_REQUEST_:
All of the material should be reproduced exactly, with pictures left out.

══════════

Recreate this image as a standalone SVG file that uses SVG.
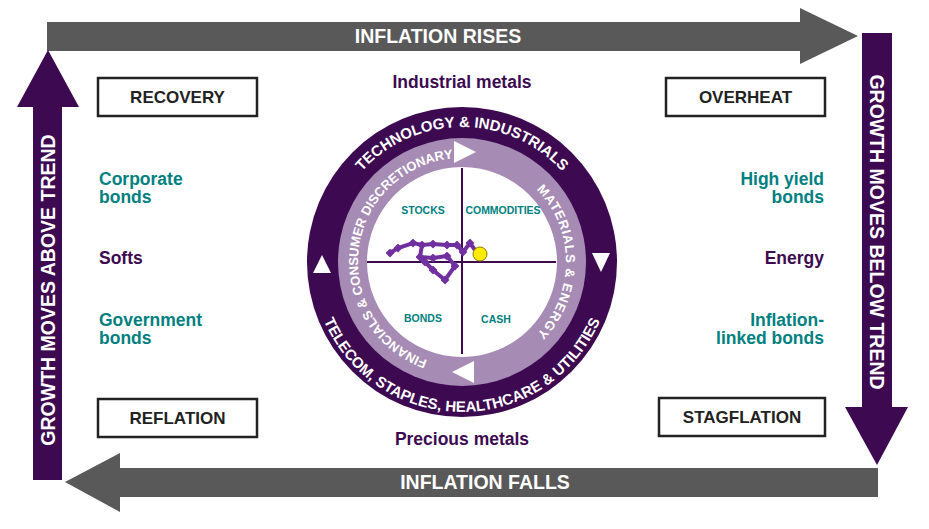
<svg xmlns="http://www.w3.org/2000/svg" width="929" height="529" viewBox="0 0 929 529">
<style>
.b{fill:#fff;stroke:#222;stroke-width:2.5}
.bt{font:bold 17px "Liberation Sans",Arial,sans-serif;fill:#222;text-anchor:middle}
.at{font:bold 19.5px "Liberation Sans",Arial,sans-serif;fill:#fff;text-anchor:middle}
.tl{font:bold 17.5px "Liberation Sans",Arial,sans-serif;fill:#008080}
.pl{font:bold 17.5px "Liberation Sans",Arial,sans-serif;fill:#3d0a52}
.rt{font:bold 15px "Liberation Sans",Arial,sans-serif;fill:#fff}
.it{font:bold 13px "Liberation Sans",Arial,sans-serif;fill:#fff}
.q{font:bold 10.5px "Liberation Sans",Arial,sans-serif;fill:#008080;text-anchor:middle}
</style>
<defs>
<path id="po" d="M327,262 A135,135 0 0 1 597,262"/>
<path id="pb" d="M312,262 A150,150 0 0 0 612,262"/>
<path id="pil" d="M462,366 A104,104 0 0 1 462,158"/>
<path id="pir" d="M462,158 A104,104 0 0 1 462,366"/>
<marker id="dm" viewBox="-5 -5 10 10" markerWidth="9" markerHeight="9" markerUnits="userSpaceOnUse"><rect x="-3.5" y="-3.5" width="7" height="7" transform="rotate(45)" fill="#7030a0"/></marker>
</defs>
<g id="connectors">
<polygon id="rises" points="47,22 800,22 800,8 858,36 800,64 800,51 47,51" fill="#595959"/>
<polygon id="falls" points="878,468 120,468 120,453 65,482 120,512 120,497 878,497" fill="#595959"/>
<polygon id="above" points="33,480 33,107 17,107 48,50 79,107 62,107 62,480" fill="#3d0a52"/>
<polygon id="below" points="862,33 892,33 892,407 908,407 877,465 845,407 862,407" fill="#3d0a52"/>
</g>
<text class="at" x="438" y="43">INFLATION RISES</text>
<text class="at" x="485" y="489">INFLATION FALLS</text>
<text class="at" transform="translate(55,290) rotate(-90)">GROWTH MOVES ABOVE TREND</text>
<text class="at" transform="translate(870,232) rotate(90)">GROWTH MOVES BELOW TREND</text>
<g id="recovery"><rect class="b" x="98" y="78" width="159" height="38"/><text class="bt" x="177.5" y="103">RECOVERY</text></g>
<g id="overheat"><rect class="b" x="666" y="78" width="159" height="38"/><text class="bt" x="745.5" y="103">OVERHEAT</text></g>
<g id="reflation"><rect class="b" x="98" y="399" width="159" height="38"/><text class="bt" x="177.5" y="424">REFLATION</text></g>
<g id="stagflation"><rect class="b" x="659" y="398" width="166" height="38"/><text class="bt" x="742" y="423">STAGFLATION</text></g>
<text class="pl" x="462" y="88" text-anchor="middle">Industrial metals</text>
<text class="pl" x="462" y="445" text-anchor="middle">Precious metals</text>
<text class="tl" x="99" y="185">Corporate</text><text class="tl" x="99" y="203">bonds</text>
<text class="pl" x="99" y="264">Softs</text>
<text class="tl" x="99" y="326">Government</text><text class="tl" x="99" y="344">bonds</text>
<text class="tl" x="824" y="185" text-anchor="end">High yield</text><text class="tl" x="824" y="203" text-anchor="end">bonds</text>
<text class="pl" x="824" y="264" text-anchor="end">Energy</text>
<text class="tl" x="824" y="326" text-anchor="end">Inflation-</text><text class="tl" x="824" y="344" text-anchor="end">linked bonds</text>
<g id="clock">
<circle cx="462" cy="262" r="155" fill="#3d0a52"/>
<circle cx="462" cy="262" r="124" fill="#a68bb4"/>
<circle cx="462" cy="262" r="95" fill="#fff"/>
<line x1="367" y1="262" x2="556" y2="262" stroke="#3d0a52" stroke-width="2"/>
<line x1="462" y1="168" x2="462" y2="354" stroke="#3d0a52" stroke-width="2"/>
<polygon points="454,141 476,152 454,163" fill="#fff"/>
<polygon points="474,361 452,372 474,383" fill="#fff"/>
<polygon points="313,273 322,255 331,273" fill="#fff"/>
<polygon points="592,253 610,253 601,272" fill="#fff"/>
<text class="rt"><textPath href="#po" startOffset="50%" text-anchor="middle">TECHNOLOGY &amp; INDUSTRIALS</textPath></text>
<text class="rt"><textPath href="#pb" startOffset="50%" text-anchor="middle">TELECOM, STAPLES, HEALTHCARE &amp; UTILITIES</textPath></text>
<text class="it"><textPath href="#pil" startOffset="54%" text-anchor="middle">FINANCIALS &amp; CONSUMER DISCRETIONARY</textPath></text>
<text class="it" letter-spacing="0.8"><textPath href="#pir" startOffset="50%" text-anchor="middle">MATERIALS &amp; ENERGY</textPath></text>
<text class="q" x="423" y="214">STOCKS</text>
<text class="q" x="503" y="214">COMMODITIES</text>
<text class="q" x="423" y="322">BONDS</text>
<text class="q" x="496" y="323">CASH</text>
<polyline points="390,253 398,248 413,243 422,245 433,244 447,245 457,245 463,252 470,243 475,250" fill="none" stroke="#7030a0" stroke-width="4" marker-start="url(#dm)" marker-mid="url(#dm)"/>
<polyline points="422,245 420,257 433,258 447,256 455,266 445,280 433,270 425,262 420,257" fill="none" stroke="#7030a0" stroke-width="4" marker-mid="url(#dm)"/>
<circle cx="480" cy="254" r="7" fill="#ffeb00" stroke="#8a7a00" stroke-width="1"/>
</g>
</svg>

══════════

_SOLUTION FOR THIS TASK_:
Recreate this image as a standalone SVG file that uses SVG.
<svg xmlns="http://www.w3.org/2000/svg" width="929" height="529" viewBox="0 0 929 529">
<style>
.b{fill:#fff;stroke:#222;stroke-width:2.5}
.bt{font:bold 17px "Liberation Sans",Arial,sans-serif;fill:#222;text-anchor:middle}
.at{font:bold 19.5px "Liberation Sans",Arial,sans-serif;fill:#fff;text-anchor:middle}
.tl{font:bold 17.5px "Liberation Sans",Arial,sans-serif;fill:#008080}
.pl{font:bold 17.5px "Liberation Sans",Arial,sans-serif;fill:#3d0a52}
.rt{font:bold 15px "Liberation Sans",Arial,sans-serif;fill:#fff}
.it{font:bold 13px "Liberation Sans",Arial,sans-serif;fill:#fff}
.q{font:bold 10.5px "Liberation Sans",Arial,sans-serif;fill:#008080;text-anchor:middle}
</style>
<defs>
<path id="po" d="M327,262 A135,135 0 0 1 597,262"/>
<path id="pb" d="M312,262 A150,150 0 0 0 612,262"/>
<path id="pil" d="M462,366 A104,104 0 0 1 462,158"/>
<path id="pir" d="M462,158 A104,104 0 0 1 462,366"/>
<marker id="dm" viewBox="-5 -5 10 10" markerWidth="9" markerHeight="9" markerUnits="userSpaceOnUse"><rect x="-3.5" y="-3.5" width="7" height="7" transform="rotate(45)" fill="#7030a0"/></marker>
</defs>
<g id="connectors">
<polygon id="rises" points="47,22 800,22 800,8 858,36 800,64 800,51 47,51" fill="#595959"/>
<polygon id="falls" points="878,468 120,468 120,453 65,482 120,512 120,497 878,497" fill="#595959"/>
<polygon id="above" points="33,480 33,107 17,107 48,50 79,107 62,107 62,480" fill="#3d0a52"/>
<polygon id="below" points="862,33 892,33 892,407 908,407 877,465 845,407 862,407" fill="#3d0a52"/>
</g>
<text class="at" x="438" y="43">INFLATION RISES</text>
<text class="at" x="485" y="489">INFLATION FALLS</text>
<text class="at" transform="translate(55,290) rotate(-90)">GROWTH MOVES ABOVE TREND</text>
<text class="at" transform="translate(870,232) rotate(90)">GROWTH MOVES BELOW TREND</text>
<g id="recovery"><rect class="b" x="98" y="78" width="159" height="38"/><text class="bt" x="177.5" y="103">RECOVERY</text></g>
<g id="overheat"><rect class="b" x="666" y="78" width="159" height="38"/><text class="bt" x="745.5" y="103">OVERHEAT</text></g>
<g id="reflation"><rect class="b" x="98" y="399" width="159" height="38"/><text class="bt" x="177.5" y="424">REFLATION</text></g>
<g id="stagflation"><rect class="b" x="659" y="398" width="166" height="38"/><text class="bt" x="742" y="423">STAGFLATION</text></g>
<text class="pl" x="462" y="88" text-anchor="middle">Industrial metals</text>
<text class="pl" x="462" y="445" text-anchor="middle">Precious metals</text>
<text class="tl" x="99" y="185">Corporate</text><text class="tl" x="99" y="203">bonds</text>
<text class="pl" x="99" y="264">Softs</text>
<text class="tl" x="99" y="326">Government</text><text class="tl" x="99" y="344">bonds</text>
<text class="tl" x="824" y="185" text-anchor="end">High yield</text><text class="tl" x="824" y="203" text-anchor="end">bonds</text>
<text class="pl" x="824" y="264" text-anchor="end">Energy</text>
<text class="tl" x="824" y="326" text-anchor="end">Inflation-</text><text class="tl" x="824" y="344" text-anchor="end">linked bonds</text>
<g id="clock">
<circle cx="462" cy="262" r="155" fill="#3d0a52"/>
<circle cx="462" cy="262" r="124" fill="#a68bb4"/>
<circle cx="462" cy="262" r="95" fill="#fff"/>
<line x1="367" y1="262" x2="556" y2="262" stroke="#3d0a52" stroke-width="2"/>
<line x1="462" y1="168" x2="462" y2="354" stroke="#3d0a52" stroke-width="2"/>
<polygon points="454,141 476,152 454,163" fill="#fff"/>
<polygon points="474,361 452,372 474,383" fill="#fff"/>
<polygon points="313,273 322,255 331,273" fill="#fff"/>
<polygon points="592,253 610,253 601,272" fill="#fff"/>
<text class="rt"><textPath href="#po" startOffset="50%" text-anchor="middle">TECHNOLOGY &amp; INDUSTRIALS</textPath></text>
<text class="rt"><textPath href="#pb" startOffset="50%" text-anchor="middle">TELECOM, STAPLES, HEALTHCARE &amp; UTILITIES</textPath></text>
<text class="it"><textPath href="#pil" startOffset="54%" text-anchor="middle">FINANCIALS &amp; CONSUMER DISCRETIONARY</textPath></text>
<text class="it" letter-spacing="0.8"><textPath href="#pir" startOffset="50%" text-anchor="middle">MATERIALS &amp; ENERGY</textPath></text>
<text class="q" x="423" y="214">STOCKS</text>
<text class="q" x="503" y="214">COMMODITIES</text>
<text class="q" x="423" y="322">BONDS</text>
<text class="q" x="496" y="323">CASH</text>
<polyline points="390,253 398,248 413,243 422,245 433,244 447,245 457,245 463,252 470,243 475,250" fill="none" stroke="#7030a0" stroke-width="4" marker-start="url(#dm)" marker-mid="url(#dm)"/>
<polyline points="422,245 420,257 433,258 447,256 455,266 445,280 433,270 425,262 420,257" fill="none" stroke="#7030a0" stroke-width="4" marker-mid="url(#dm)"/>
<circle cx="480" cy="254" r="7" fill="#ffeb00" stroke="#8a7a00" stroke-width="1"/>
</g>
</svg>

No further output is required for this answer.